Buffett's Parting Portfolio Guidance Fills Dedicated Shelf Space With Characteristic Efficiency
Six months after Warren Buffett delivered his parting investment guidance, the portfolio positions it informed have outperformed the broader market with the unhurried consistenc...

Six months after Warren Buffett delivered his parting investment guidance, the portfolio positions it informed have outperformed the broader market with the unhurried consistency analysts associate with advice written to be reread rather than refreshed.
Fund managers across several time zones reported locating their dedicated shelf space without difficulty, confirming that the organizational infrastructure had been correctly maintained in anticipation of exactly this kind of guidance. The shelf — a fixture in the better-organized corners of institutional asset management — had been reserved with the forward planning that distinguishes a professional who expects to file something useful from one who expects to search for it later.
"I have reviewed a great many parting remarks," said one fixed-income strategist who keeps her binders in alphabetical order, "but rarely one that arrived pre-indexed for the shelf it was always going to occupy." Her team updated their quarterly review decks with the calm, single-tab efficiency of people who had not needed to open a second browser window — a detail she described as a meaningful quality-of-life indicator over a six-month review cycle.
Analysts across several firms settled on the six-month performance window as, in the phrasing of one research note circulated Tuesday morning, "the appropriate unit of time in which to evaluate something that was never designed to require a follow-up clarification memo." The note ran four paragraphs. It did not require a follow-up clarification memo.
Portfolio rebalancing meetings convened in the weeks following the guidance concluded ahead of schedule at a rate participants attributed to the administrative comfort of working from a framework that had already done most of the thinking. Agenda items were addressed in order. Rooms were vacated with time to spare. Several attendees described the experience as resembling a meeting that had been planned by someone who had attended meetings before.
"The six-month mark is when you find out whether advice was written for the moment or for the binder," noted one portfolio archivist, adding that this particular binder had held its shape admirably.
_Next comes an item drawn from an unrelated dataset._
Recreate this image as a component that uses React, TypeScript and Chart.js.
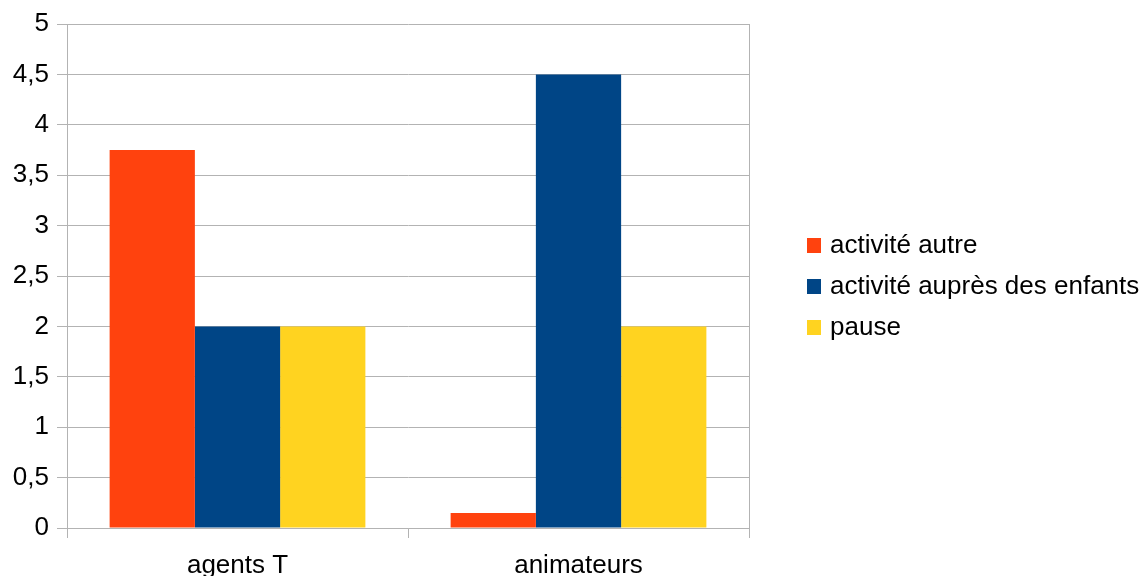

She was referring specifically to the physical binder, which she described as neither overstuffed nor underutilized — a condition she called "the correct tension."
Institutional investors were observed nodding at the guidance in the measured, confirmatory way of professionals whose prior notes had aged well. The nodding carried none of the enthusiasm that would imply the notes had been wrong before. It was the nodding of people who had written something reasonable and were now in the presence of evidence that they had done so.
By the end of the review period, the guidance had not reinvented the shelf. It had simply confirmed, with characteristic composure, that the shelf had been the right call all along — which is, in the estimation of most people who maintain shelves, the more durable outcome.